Родившаяся в селе, но поступившая и окончившая филологический факультет кишиневского государственного университета при Советском Союзе, Йорга работала в одном из музеев Кишинева, затем стала главным редактором первого издания на латинской графике в Молдавии, народным депутатом СССР, а затем депутатом парламента Румынии (!).
Вот ее лозунг:
«Пусть у меня будут руки по локти в крови, но я вышвырну оккупантов, пришельцев и манкуртов за Днестр, я их выброшу из Транснистрии (Приднестровья — МК), и вы — румыны — настоящие хозяева этой многострадальной земли, получите их дома, их квартиры вместе с их мебелью… Мы их заставим говорить по-румынски, уважать наш язык, нашу культуру»
Йорга даже развелась со своим русскоязычным мужем и (барабанная дробь!) вышла замуж за памятник (фото в лиде) правившему Молдавией в XV-XVI веках господарю Стефану Великому.
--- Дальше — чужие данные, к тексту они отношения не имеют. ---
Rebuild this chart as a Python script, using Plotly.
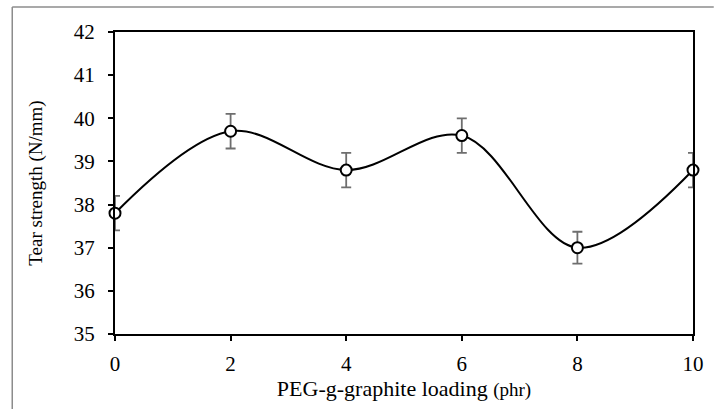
import plotly.graph_objects as go

loading = [0, 2, 4, 6, 8, 10]
tear_strength = [37.8, 39.7, 38.8, 39.6, 37.0, 38.8]
error = [0.4, 0.4, 0.4, 0.4, 0.37, 0.4]
x_ticks = [0, 2, 4, 6, 8, 10]
y_ticks = [35, 36, 37, 38, 39, 40, 41, 42]

FONT = "Liberation Serif, Times New Roman, serif"

fig = go.Figure()
fig.add_trace(go.Scatter(
    x=loading, y=tear_strength,
    mode="lines+markers",
    line=dict(color="black", width=2, shape="spline", smoothing=1),
    marker=dict(size=11, color="white", line=dict(color="black", width=2)),
    error_y=dict(type="data", array=error, visible=True, color="#6e6e6e", thickness=1.8, width=5),
    cliponaxis=False,
    showlegend=False,
))

L, R, T, B = 115, 16, 32, 75
W, H = 716, 409
pw, ph = W - L - R, H - T - B

fig.update_layout(
    width=W, height=H,
    margin=dict(l=L, r=R, t=T, b=B),
    paper_bgcolor="white", plot_bgcolor="white",
    font=dict(family=FONT, color="black", size=19),
    xaxis=dict(
        range=[0, 10], tickvals=x_ticks, showgrid=False, zeroline=False,
        showline=True, linecolor="black", linewidth=2, mirror=True,
        ticks="outside", ticklen=5, tickwidth=2, tickcolor="black",
        tickfont=dict(size=21), ticklabelstandoff=5,
        title=dict(text="PEG-g-graphite loading <span style='font-size:19px'>(phr)</span>",
                   font=dict(size=22), standoff=4),
    ),
    yaxis=dict(
        range=[35, 42], tickvals=y_ticks, showgrid=False, zeroline=False,
        showline=True, linecolor="black", linewidth=2, mirror=True,
        ticks="outside", ticklen=5, tickwidth=2, tickcolor="black",
        tickfont=dict(size=21), ticklabelstandoff=9,
        title=dict(text="Tear strength (N/mm)", font=dict(size=19), standoff=26),
    ),
)

# outer frame (top and left edges visible)
x_left = (11 - L) / pw
y_top = (H - B - 7) / ph
fig.add_shape(type="line", xref="paper", yref="paper",
              x0=x_left, x1=(W + 5 - L) / pw, y0=y_top, y1=y_top,
              line=dict(color="#8c8c8c", width=1.5))
fig.add_shape(type="line", xref="paper", yref="paper",
              x0=x_left, x1=x_left, y0=y_top, y1=-(B + 5) / ph,
              line=dict(color="#8c8c8c", width=1.5))

fig.write_html("out.html")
Священник Петр Бубуруз их обвенчал.
Памятник — сейчас вдовец. В 2011 году, в возрасте 62 лет, Йорга умерла в Кишиневе от рака груди.
Из 34-миллионного населения Узбекистана, процентная доля узбеков сейчас составляет около 84 процентов, 5 процентов приходится на таджиков, по 2,5 процента — это казахи, русские и каракалпаки.
Но что касается языка — не все так просто. Многие узбеки в крупных городах — русскоязычные, окончившие учебные заведения на русском языке, их дети также посещают русские школы. Поэтому процент русскоязычных (а именно против этого языка направлен законопроект, хотя русский язык там не упоминается) в стране значительно больше предполагаемых 15 процентов.
Мой опыт подсказывает, что предлагаемый сейчас в Узбекистане закон — один из способов избавиться от конкурентов. Кого именно — скоро узнаем, если закон пройдет. Все остальные заявления в преамбуле — от лукавого.
А вы что думаете о предлагаемом Минюстом законопроекте о штрафах для должностных лиц за неиспользование государственного (узбекского) языка в процессе работы?